* What to work on *
Write out, word for word, the stretch of lines beginning at the one with "Recreate this image" and ending at the one with "const GRID_A = [0, 1", omitting the images.

[Records with drawing code]
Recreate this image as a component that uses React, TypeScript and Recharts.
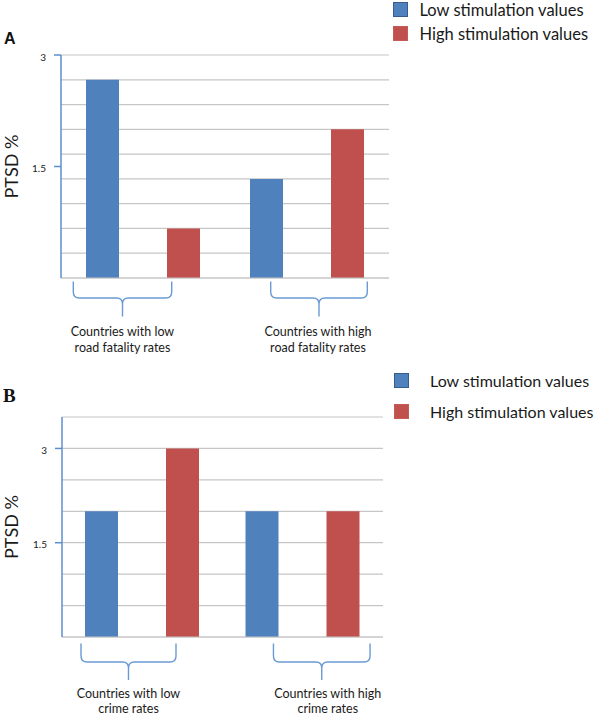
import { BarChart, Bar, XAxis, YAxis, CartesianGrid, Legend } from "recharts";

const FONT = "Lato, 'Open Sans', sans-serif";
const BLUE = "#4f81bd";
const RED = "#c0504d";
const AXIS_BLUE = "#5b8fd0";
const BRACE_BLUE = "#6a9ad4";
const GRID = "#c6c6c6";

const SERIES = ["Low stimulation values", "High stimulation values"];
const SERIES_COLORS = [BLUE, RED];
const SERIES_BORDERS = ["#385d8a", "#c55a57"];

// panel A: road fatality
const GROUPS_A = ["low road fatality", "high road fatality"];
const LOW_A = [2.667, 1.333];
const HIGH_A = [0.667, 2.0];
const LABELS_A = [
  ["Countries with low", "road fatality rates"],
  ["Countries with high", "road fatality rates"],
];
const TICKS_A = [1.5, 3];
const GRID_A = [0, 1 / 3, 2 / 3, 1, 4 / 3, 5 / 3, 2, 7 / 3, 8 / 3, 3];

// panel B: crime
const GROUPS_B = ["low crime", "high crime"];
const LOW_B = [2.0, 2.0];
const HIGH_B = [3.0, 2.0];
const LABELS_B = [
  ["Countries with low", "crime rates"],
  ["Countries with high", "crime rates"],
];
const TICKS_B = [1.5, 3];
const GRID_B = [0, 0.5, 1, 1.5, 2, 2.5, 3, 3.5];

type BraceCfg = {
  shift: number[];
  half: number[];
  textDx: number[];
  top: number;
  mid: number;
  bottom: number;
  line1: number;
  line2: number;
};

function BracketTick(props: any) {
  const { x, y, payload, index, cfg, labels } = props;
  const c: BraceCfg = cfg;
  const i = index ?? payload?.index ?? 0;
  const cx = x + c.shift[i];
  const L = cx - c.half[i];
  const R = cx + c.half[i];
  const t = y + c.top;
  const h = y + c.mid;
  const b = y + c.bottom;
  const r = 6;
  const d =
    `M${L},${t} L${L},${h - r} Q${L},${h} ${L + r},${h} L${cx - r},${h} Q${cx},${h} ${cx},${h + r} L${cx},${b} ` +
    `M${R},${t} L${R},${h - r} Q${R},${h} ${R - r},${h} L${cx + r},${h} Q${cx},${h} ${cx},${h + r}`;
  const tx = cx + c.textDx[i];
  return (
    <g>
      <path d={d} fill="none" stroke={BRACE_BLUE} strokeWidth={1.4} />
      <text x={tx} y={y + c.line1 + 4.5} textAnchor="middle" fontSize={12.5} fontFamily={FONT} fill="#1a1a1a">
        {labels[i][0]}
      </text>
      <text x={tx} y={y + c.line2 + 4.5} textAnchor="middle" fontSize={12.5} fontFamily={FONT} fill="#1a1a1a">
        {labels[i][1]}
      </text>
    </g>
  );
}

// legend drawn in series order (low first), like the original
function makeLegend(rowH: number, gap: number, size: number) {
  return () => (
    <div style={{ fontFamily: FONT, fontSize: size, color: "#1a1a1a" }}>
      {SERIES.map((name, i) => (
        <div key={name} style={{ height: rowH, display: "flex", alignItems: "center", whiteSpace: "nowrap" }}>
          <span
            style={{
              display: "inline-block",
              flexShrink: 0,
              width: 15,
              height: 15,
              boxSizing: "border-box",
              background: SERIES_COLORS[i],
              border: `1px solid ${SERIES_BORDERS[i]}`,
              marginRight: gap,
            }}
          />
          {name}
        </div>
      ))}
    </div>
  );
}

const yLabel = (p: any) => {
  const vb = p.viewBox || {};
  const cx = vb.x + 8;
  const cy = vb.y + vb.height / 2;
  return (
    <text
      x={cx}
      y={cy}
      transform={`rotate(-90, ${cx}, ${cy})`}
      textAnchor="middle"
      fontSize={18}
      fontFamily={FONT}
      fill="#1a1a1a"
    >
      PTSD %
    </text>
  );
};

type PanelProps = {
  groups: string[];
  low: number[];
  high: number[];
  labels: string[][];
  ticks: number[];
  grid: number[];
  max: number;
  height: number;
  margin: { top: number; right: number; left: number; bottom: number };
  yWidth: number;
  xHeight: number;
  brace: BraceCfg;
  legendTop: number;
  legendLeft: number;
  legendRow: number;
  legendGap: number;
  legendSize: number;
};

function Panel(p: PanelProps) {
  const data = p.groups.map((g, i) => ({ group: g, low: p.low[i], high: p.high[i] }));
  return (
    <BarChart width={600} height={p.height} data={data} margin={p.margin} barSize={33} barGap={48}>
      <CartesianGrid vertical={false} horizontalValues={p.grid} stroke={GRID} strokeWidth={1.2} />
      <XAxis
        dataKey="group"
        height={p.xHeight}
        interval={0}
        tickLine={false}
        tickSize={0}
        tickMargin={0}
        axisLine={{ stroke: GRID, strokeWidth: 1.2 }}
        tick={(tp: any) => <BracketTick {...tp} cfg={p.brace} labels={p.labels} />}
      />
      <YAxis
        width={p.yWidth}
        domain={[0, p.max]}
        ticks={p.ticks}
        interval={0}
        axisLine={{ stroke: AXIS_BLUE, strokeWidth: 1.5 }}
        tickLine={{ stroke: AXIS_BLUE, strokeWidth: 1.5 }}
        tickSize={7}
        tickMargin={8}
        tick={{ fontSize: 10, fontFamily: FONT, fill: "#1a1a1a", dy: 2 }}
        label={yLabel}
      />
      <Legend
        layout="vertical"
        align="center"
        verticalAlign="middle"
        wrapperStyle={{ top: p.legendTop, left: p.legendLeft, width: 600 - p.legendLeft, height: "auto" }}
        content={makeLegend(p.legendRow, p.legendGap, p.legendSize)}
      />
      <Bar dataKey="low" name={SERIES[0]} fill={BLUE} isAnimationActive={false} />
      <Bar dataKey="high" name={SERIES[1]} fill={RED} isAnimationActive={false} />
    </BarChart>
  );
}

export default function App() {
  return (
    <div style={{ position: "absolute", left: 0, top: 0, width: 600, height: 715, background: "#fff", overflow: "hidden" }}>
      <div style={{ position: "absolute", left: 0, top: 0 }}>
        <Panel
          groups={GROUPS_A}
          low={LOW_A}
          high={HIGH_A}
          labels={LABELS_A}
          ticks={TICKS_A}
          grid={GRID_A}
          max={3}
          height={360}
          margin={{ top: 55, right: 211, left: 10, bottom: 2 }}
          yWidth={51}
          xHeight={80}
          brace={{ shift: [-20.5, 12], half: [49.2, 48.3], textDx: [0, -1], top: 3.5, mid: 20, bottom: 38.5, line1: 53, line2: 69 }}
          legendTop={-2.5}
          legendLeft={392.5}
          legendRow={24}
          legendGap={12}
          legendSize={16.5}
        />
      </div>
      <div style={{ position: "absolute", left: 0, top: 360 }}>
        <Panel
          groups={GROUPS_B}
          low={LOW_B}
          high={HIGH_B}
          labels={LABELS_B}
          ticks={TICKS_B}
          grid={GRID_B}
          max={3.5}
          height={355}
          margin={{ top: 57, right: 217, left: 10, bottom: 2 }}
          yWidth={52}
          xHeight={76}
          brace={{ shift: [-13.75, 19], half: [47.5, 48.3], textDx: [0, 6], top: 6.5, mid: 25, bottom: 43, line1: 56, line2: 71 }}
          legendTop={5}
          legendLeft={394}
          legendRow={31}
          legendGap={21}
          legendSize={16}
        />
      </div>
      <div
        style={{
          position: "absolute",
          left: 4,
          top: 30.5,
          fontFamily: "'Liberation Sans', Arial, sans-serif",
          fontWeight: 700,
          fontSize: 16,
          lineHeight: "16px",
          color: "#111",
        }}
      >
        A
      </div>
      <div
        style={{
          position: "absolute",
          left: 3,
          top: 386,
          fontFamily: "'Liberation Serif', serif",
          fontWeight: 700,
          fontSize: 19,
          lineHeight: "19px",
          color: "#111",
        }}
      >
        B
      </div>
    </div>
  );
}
...
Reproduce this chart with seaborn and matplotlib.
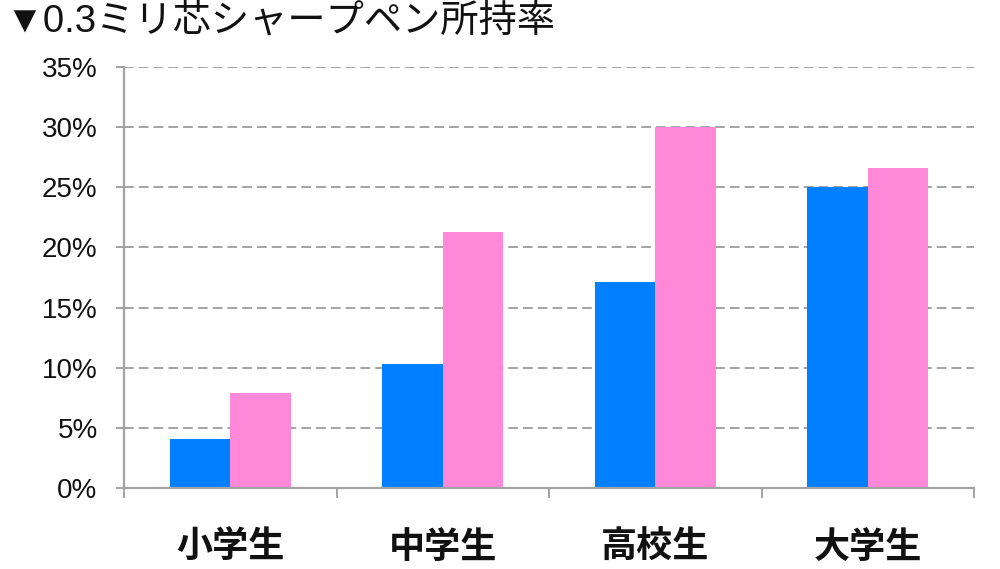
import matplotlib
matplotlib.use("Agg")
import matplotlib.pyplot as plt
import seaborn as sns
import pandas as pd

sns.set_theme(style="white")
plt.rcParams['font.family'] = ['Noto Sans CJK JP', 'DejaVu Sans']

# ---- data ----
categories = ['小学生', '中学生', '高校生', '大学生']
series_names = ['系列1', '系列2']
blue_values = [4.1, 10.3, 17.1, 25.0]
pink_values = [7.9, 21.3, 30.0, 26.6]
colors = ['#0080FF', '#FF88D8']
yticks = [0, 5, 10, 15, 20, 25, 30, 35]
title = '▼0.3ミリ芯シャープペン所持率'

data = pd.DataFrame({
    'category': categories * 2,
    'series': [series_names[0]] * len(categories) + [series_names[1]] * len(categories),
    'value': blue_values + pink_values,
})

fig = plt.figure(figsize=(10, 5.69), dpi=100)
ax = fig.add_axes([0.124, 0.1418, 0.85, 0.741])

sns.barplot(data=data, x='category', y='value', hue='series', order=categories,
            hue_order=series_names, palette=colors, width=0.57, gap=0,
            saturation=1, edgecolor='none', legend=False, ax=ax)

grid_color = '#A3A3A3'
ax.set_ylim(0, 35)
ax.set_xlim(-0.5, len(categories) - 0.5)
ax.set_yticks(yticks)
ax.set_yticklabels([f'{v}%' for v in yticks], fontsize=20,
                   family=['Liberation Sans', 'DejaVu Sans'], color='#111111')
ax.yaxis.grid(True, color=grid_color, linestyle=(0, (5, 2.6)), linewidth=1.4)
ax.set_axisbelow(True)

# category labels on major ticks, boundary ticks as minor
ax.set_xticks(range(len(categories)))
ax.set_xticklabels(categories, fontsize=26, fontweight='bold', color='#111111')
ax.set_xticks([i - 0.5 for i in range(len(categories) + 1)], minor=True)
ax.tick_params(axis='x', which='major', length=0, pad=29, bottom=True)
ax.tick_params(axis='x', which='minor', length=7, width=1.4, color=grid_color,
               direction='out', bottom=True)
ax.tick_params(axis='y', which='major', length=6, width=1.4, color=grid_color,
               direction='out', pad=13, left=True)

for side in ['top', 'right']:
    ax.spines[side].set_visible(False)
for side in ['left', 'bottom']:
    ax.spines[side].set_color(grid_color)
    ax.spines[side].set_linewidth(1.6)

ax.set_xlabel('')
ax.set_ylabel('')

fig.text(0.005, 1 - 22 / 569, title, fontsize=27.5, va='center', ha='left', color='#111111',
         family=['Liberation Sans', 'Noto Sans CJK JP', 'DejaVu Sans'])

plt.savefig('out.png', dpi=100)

* Written answer *
Recreate this image as a component that uses React, TypeScript and Recharts.
import { BarChart, Bar, XAxis, YAxis, CartesianGrid, Legend } from "recharts";

const FONT = "Lato, 'Open Sans', sans-serif";
const BLUE = "#4f81bd";
const RED = "#c0504d";
const AXIS_BLUE = "#5b8fd0";
const BRACE_BLUE = "#6a9ad4";
const GRID = "#c6c6c6";

const SERIES = ["Low stimulation values", "High stimulation values"];
const SERIES_COLORS = [BLUE, RED];
const SERIES_BORDERS = ["#385d8a", "#c55a57"];

// panel A: road fatality
const GROUPS_A = ["low road fatality", "high road fatality"];
const LOW_A = [2.667, 1.333];
const HIGH_A = [0.667, 2.0];
const LABELS_A = [
  ["Countries with low", "road fatality rates"],
  ["Countries with high", "road fatality rates"],
];
const TICKS_A = [1.5, 3];
const GRID_A = [0, 1 / 3, 2 / 3, 1, 4 / 3, 5 / 3, 2, 7 / 3, 8 / 3, 3];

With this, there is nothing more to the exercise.